There’s a lot more in the AMA, which is well worth the time to read through fully. But one last thing which we all need to be aware of, is that this open approach will also extend to software. Whilst individual developers may decide to make their game/app/whatever run solely on the Rift, Oculus will not be enforcing any such requirement. Not even in so far as limiting software for their devices to be sold on their own service.
“We want to have all Oculus Store content available everywhere in the world for Gear VR and Rift. There may be some cases where we can’t because of local policy or technical limitations. Our games services provide devs the ability to use your Oculus Name throughout all of the Oculus games and experiences. On Gear VR, Oculus Video has a paid video store that features full-length films from our content partners. It also supports sideloaded video playback.
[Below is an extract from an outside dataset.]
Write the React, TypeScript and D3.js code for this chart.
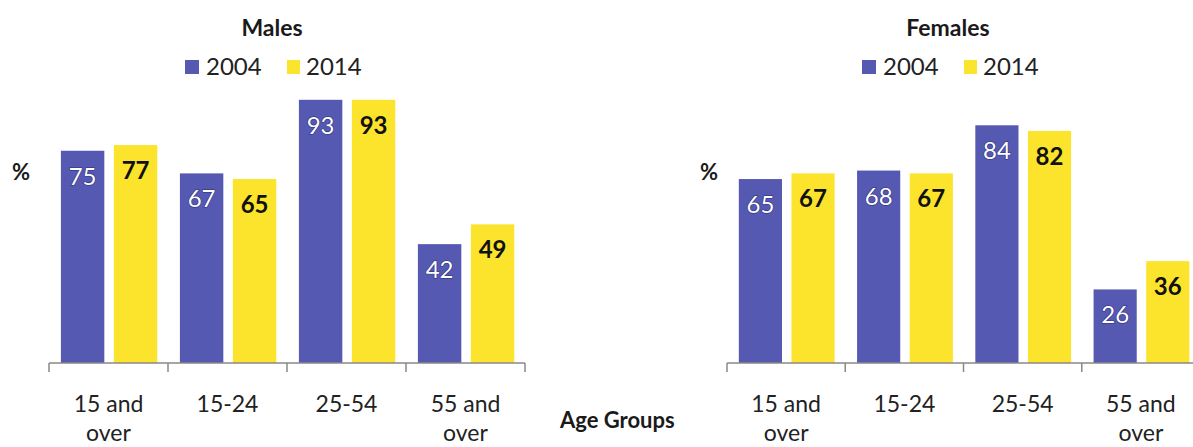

You can expect similar features to come to Rift over time.”
So will we see exclusive titles? Almost certainly. Which is something that PC users have never really had to deal with before, making it a daunting prospect certainly, but then perhaps not. After all, online services such as Origin, Steam and Uplay have their unique titles as well. This is simply the first time we have seen it done by hardware…except that isn’t true either. Nvidia PhysX anyone? This really isn’t quite as large of a concern as it may seem. Though I agree, it is something of an irritation and only time will tell how much of an impact it truly has.
So where does that leave us? Is the $600/£500 price tag too high? Absolutely not. If you are willing to pay for it. Which a lot of people, clearly, already are. Also, with all Kickstarter backers who pledged to the DK1 level or above being sent a retail unit gratis, there will be a wealth of end user information coming our way in short order. Which means those of us still on the fence will have ample opportunity to hear first hand reports, and even see the Rift in action before making a decision.
But let's be honest. We all know we're going to get one sooner or later.